— begin Data —

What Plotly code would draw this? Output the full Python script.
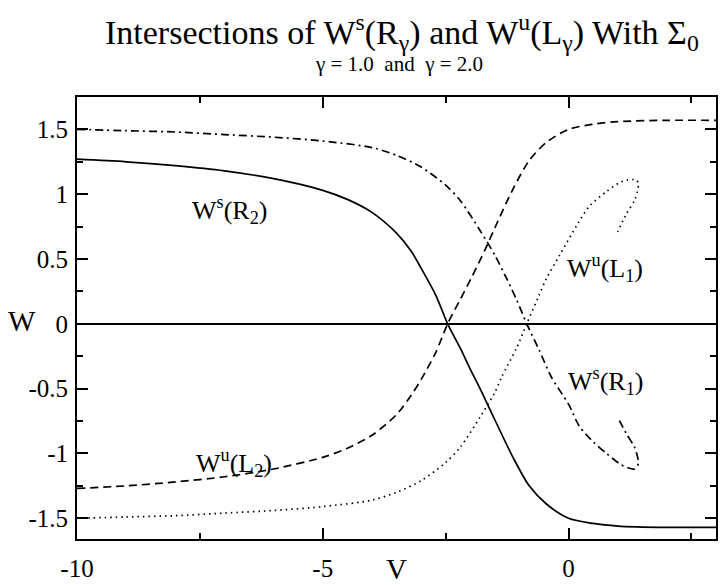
import plotly.graph_objects as go

# ---- data ----
v_solid = [-10, -9, -8, -7, -6, -5, -4.5, -4, -3.5, -3.2, -3, -2.7, -2.46, -2.2, -2, -1.8, -1.5, -1.13, -0.8, -0.45, 0, 0.5, 1, 2, 3]
w_solid = [1.27, 1.25, 1.22, 1.18, 1.12, 1.03, 0.96, 0.86, 0.70, 0.56, 0.43, 0.22, 0.0, -0.19, -0.35, -0.50, -0.74, -1.03, -1.25, -1.39, -1.50, -1.54, -1.56, -1.57, -1.57]

v_dash = [-10, -9, -8, -7, -6, -5, -4.5, -4, -3.5, -3.2, -3, -2.7, -2.46, -2.2, -1.97, -1.7, -1.5, -1.13, -0.8, -0.45, 0, 0.5, 1, 2, 3]
w_dash = [-1.27, -1.25, -1.22, -1.18, -1.12, -1.03, -0.96, -0.86, -0.70, -0.55, -0.43, -0.22, 0.0, 0.19, 0.36, 0.57, 0.74, 1.04, 1.26, 1.40, 1.50, 1.54, 1.56, 1.57, 1.57]

v_dashdot = [-10, -9, -8, -7, -6, -5, -4, -3.5, -3, -2.5, -2.2, -1.8, -1.5, -1.26, -1.05, -0.85, -0.6, -0.35, 0, 0.22, 0.5, 0.77, 1.04, 1.2, 1.34, 1.42, 1.40, 1.34, 1.18, 1.0]
w_dashdot = [1.50, 1.49, 1.48, 1.46, 1.44, 1.41, 1.36, 1.30, 1.21, 1.07, 0.95, 0.72, 0.53, 0.35, 0.18, 0.0, -0.2, -0.41, -0.62, -0.79, -0.91, -1.0, -1.08, -1.11, -1.12, -1.08, -1.02, -0.95, -0.85, -0.72]

v_dot = [-10, -9, -8, -7, -6, -5, -4, -3.5, -3, -2.5, -2.2, -1.8, -1.5, -1.36, -1.05, -0.85, -0.6, -0.45, -0.18, 0.2, 0.43, 0.77, 1.04, 1.2, 1.38, 1.42, 1.40, 1.34, 1.18, 1.0]
w_dot = [-1.50, -1.49, -1.48, -1.46, -1.44, -1.41, -1.36, -1.30, -1.21, -1.07, -0.95, -0.72, -0.53, -0.41, -0.18, 0.0, 0.22, 0.35, 0.53, 0.78, 0.91, 1.02, 1.09, 1.11, 1.11, 1.08, 1.02, 0.95, 0.85, 0.71]

labels = ["W<sup>s</sup>(R<sub>2</sub>)", "W<sup>u</sup>(L<sub>2</sub>)", "W<sup>s</sup>(R<sub>1</sub>)", "W<sup>u</sup>(L<sub>1</sub>)"]
label_v = [-6.9, -6.8, 0.75, 0.75]
label_w = [0.88, -1.07, -0.44, 0.43]

x_tickvals = [-10, -5, 0]
x_ticktext = ["-10", "-5", "0"]
y_tickvals = [-1.5, -1, -0.5, 0, 0.5, 1, 1.5]
y_ticktext = ["-1.5", "-1", "-0.5", "0", "0.5", "1", "1.5"]

x_range = [-10, 3]
y_range = [-1.66, 1.75]

FONT = "Liberation Serif"

fig = go.Figure()
series = [
    (v_solid, w_solid, "solid"),
    (v_dash, w_dash, "8px,5px"),
    (v_dashdot, w_dashdot, "8px,4px,2px,4px"),
    (v_dot, w_dot, "1.5px,4px"),
]
for vx, wy, dash in series:
    fig.add_trace(go.Scatter(x=vx, y=wy, mode="lines",
                             line=dict(color="black", width=1.7, dash=dash, shape="spline", smoothing=0.8),
                             showlegend=False, hoverinfo="skip"))

for t, lv, lw in zip(labels, label_v, label_w):
    fig.add_annotation(x=lv, y=lw, text=t, showarrow=False,
                       font=dict(family=FONT, size=26, color="black"))

axis_common = dict(showline=True, linecolor="black", linewidth=2, mirror="ticks",
                   ticks="inside", ticklen=11, tickwidth=1.5, tickcolor="black",
                   showgrid=False, tickfont=dict(family=FONT, size=25, color="black"))

fig.update_xaxes(range=x_range, tickmode="array", tickvals=x_tickvals, ticktext=x_ticktext,
                 zeroline=False, ticklabelstandoff=6,
                 minor=dict(ticks="inside", ticklen=6, dtick=2.5, tick0=0, tickcolor="black", showgrid=False),
                 **axis_common)
fig.update_yaxes(range=y_range, tickmode="array", tickvals=y_tickvals, ticktext=y_ticktext,
                 zeroline=True, zerolinecolor="black", zerolinewidth=1.5, ticklabelstandoff=2,
                 minor=dict(ticks="inside", ticklen=6, dtick=0.25, tick0=0, tickcolor="black", showgrid=False),
                 **axis_common)

# axis titles as annotations (W is horizontal in the reference)
fig.add_annotation(xref="paper", yref="y", x=-0.086, y=0.02, text="W", showarrow=False,
                   font=dict(family=FONT, size=29, color="black"), xanchor="center", yanchor="middle")
fig.add_annotation(xref="paper", yref="paper", x=0.5, y=-0.069, text="V", showarrow=False,
                   font=dict(family=FONT, size=29, color="black"), xanchor="center", yanchor="middle")

fig.add_annotation(xref="paper", yref="paper", x=0.509, y=1.147,
                   text="Intersections of W<sup>s</sup>(R<sub>γ</sub>) and W<sup>u</sup>(L<sub>γ</sub>) With Σ<sub>0</sub>",
                   showarrow=False, font=dict(family=FONT, size=34, color="black"), xanchor="center", yanchor="middle")
fig.add_annotation(xref="paper", yref="paper", x=0.504, y=1.074,
                   text="γ = 1.0  and  γ = 2.0",
                   showarrow=False, font=dict(family=FONT, size=21, color="black"), xanchor="center", yanchor="middle")

fig.update_layout(width=721, height=585, margin=dict(l=77, r=3, t=97, b=41),
                  paper_bgcolor="white", plot_bgcolor="white", font=dict(family=FONT))

fig.write_html("out.html")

— end Data —

Short problem
Go through the listing above and quote it exactly, apart from its images.

The output
What Plotly code would draw this? Output the full Python script.
import plotly.graph_objects as go

# ---- data ----
v_solid = [-10, -9, -8, -7, -6, -5, -4.5, -4, -3.5, -3.2, -3, -2.7, -2.46, -2.2, -2, -1.8, -1.5, -1.13, -0.8, -0.45, 0, 0.5, 1, 2, 3]
w_solid = [1.27, 1.25, 1.22, 1.18, 1.12, 1.03, 0.96, 0.86, 0.70, 0.56, 0.43, 0.22, 0.0, -0.19, -0.35, -0.50, -0.74, -1.03, -1.25, -1.39, -1.50, -1.54, -1.56, -1.57, -1.57]

v_dash = [-10, -9, -8, -7, -6, -5, -4.5, -4, -3.5, -3.2, -3, -2.7, -2.46, -2.2, -1.97, -1.7, -1.5, -1.13, -0.8, -0.45, 0, 0.5, 1, 2, 3]
w_dash = [-1.27, -1.25, -1.22, -1.18, -1.12, -1.03, -0.96, -0.86, -0.70, -0.55, -0.43, -0.22, 0.0, 0.19, 0.36, 0.57, 0.74, 1.04, 1.26, 1.40, 1.50, 1.54, 1.56, 1.57, 1.57]

v_dashdot = [-10, -9, -8, -7, -6, -5, -4, -3.5, -3, -2.5, -2.2, -1.8, -1.5, -1.26, -1.05, -0.85, -0.6, -0.35, 0, 0.22, 0.5, 0.77, 1.04, 1.2, 1.34, 1.42, 1.40, 1.34, 1.18, 1.0]
w_dashdot = [1.50, 1.49, 1.48, 1.46, 1.44, 1.41, 1.36, 1.30, 1.21, 1.07, 0.95, 0.72, 0.53, 0.35, 0.18, 0.0, -0.2, -0.41, -0.62, -0.79, -0.91, -1.0, -1.08, -1.11, -1.12, -1.08, -1.02, -0.95, -0.85, -0.72]

v_dot = [-10, -9, -8, -7, -6, -5, -4, -3.5, -3, -2.5, -2.2, -1.8, -1.5, -1.36, -1.05, -0.85, -0.6, -0.45, -0.18, 0.2, 0.43, 0.77, 1.04, 1.2, 1.38, 1.42, 1.40, 1.34, 1.18, 1.0]
w_dot = [-1.50, -1.49, -1.48, -1.46, -1.44, -1.41, -1.36, -1.30, -1.21, -1.07, -0.95, -0.72, -0.53, -0.41, -0.18, 0.0, 0.22, 0.35, 0.53, 0.78, 0.91, 1.02, 1.09, 1.11, 1.11, 1.08, 1.02, 0.95, 0.85, 0.71]

labels = ["W<sup>s</sup>(R<sub>2</sub>)", "W<sup>u</sup>(L<sub>2</sub>)", "W<sup>s</sup>(R<sub>1</sub>)", "W<sup>u</sup>(L<sub>1</sub>)"]
label_v = [-6.9, -6.8, 0.75, 0.75]
label_w = [0.88, -1.07, -0.44, 0.43]

x_tickvals = [-10, -5, 0]
x_ticktext = ["-10", "-5", "0"]
y_tickvals = [-1.5, -1, -0.5, 0, 0.5, 1, 1.5]
y_ticktext = ["-1.5", "-1", "-0.5", "0", "0.5", "1", "1.5"]

x_range = [-10, 3]
y_range = [-1.66, 1.75]

FONT = "Liberation Serif"

fig = go.Figure()
series = [
    (v_solid, w_solid, "solid"),
    (v_dash, w_dash, "8px,5px"),
    (v_dashdot, w_dashdot, "8px,4px,2px,4px"),
    (v_dot, w_dot, "1.5px,4px"),
]
for vx, wy, dash in series:
    fig.add_trace(go.Scatter(x=vx, y=wy, mode="lines",
                             line=dict(color="black", width=1.7, dash=dash, shape="spline", smoothing=0.8),
                             showlegend=False, hoverinfo="skip"))

for t, lv, lw in zip(labels, label_v, label_w):
    fig.add_annotation(x=lv, y=lw, text=t, showarrow=False,
                       font=dict(family=FONT, size=26, color="black"))

axis_common = dict(showline=True, linecolor="black", linewidth=2, mirror="ticks",
                   ticks="inside", ticklen=11, tickwidth=1.5, tickcolor="black",
                   showgrid=False, tickfont=dict(family=FONT, size=25, color="black"))

fig.update_xaxes(range=x_range, tickmode="array", tickvals=x_tickvals, ticktext=x_ticktext,
                 zeroline=False, ticklabelstandoff=6,
                 minor=dict(ticks="inside", ticklen=6, dtick=2.5, tick0=0, tickcolor="black", showgrid=False),
                 **axis_common)
fig.update_yaxes(range=y_range, tickmode="array", tickvals=y_tickvals, ticktext=y_ticktext,
                 zeroline=True, zerolinecolor="black", zerolinewidth=1.5, ticklabelstandoff=2,
                 minor=dict(ticks="inside", ticklen=6, dtick=0.25, tick0=0, tickcolor="black", showgrid=False),
                 **axis_common)

# axis titles as annotations (W is horizontal in the reference)
fig.add_annotation(xref="paper", yref="y", x=-0.086, y=0.02, text="W", showarrow=False,
                   font=dict(family=FONT, size=29, color="black"), xanchor="center", yanchor="middle")
fig.add_annotation(xref="paper", yref="paper", x=0.5, y=-0.069, text="V", showarrow=False,
                   font=dict(family=FONT, size=29, color="black"), xanchor="center", yanchor="middle")

fig.add_annotation(xref="paper", yref="paper", x=0.509, y=1.147,
                   text="Intersections of W<sup>s</sup>(R<sub>γ</sub>) and W<sup>u</sup>(L<sub>γ</sub>) With Σ<sub>0</sub>",
                   showarrow=False, font=dict(family=FONT, size=34, color="black"), xanchor="center", yanchor="middle")
fig.add_annotation(xref="paper", yref="paper", x=0.504, y=1.074,
                   text="γ = 1.0  and  γ = 2.0",
                   showarrow=False, font=dict(family=FONT, size=21, color="black"), xanchor="center", yanchor="middle")

fig.update_layout(width=721, height=585, margin=dict(l=77, r=3, t=97, b=41),
                  paper_bgcolor="white", plot_bgcolor="white", font=dict(family=FONT))

fig.write_html("out.html")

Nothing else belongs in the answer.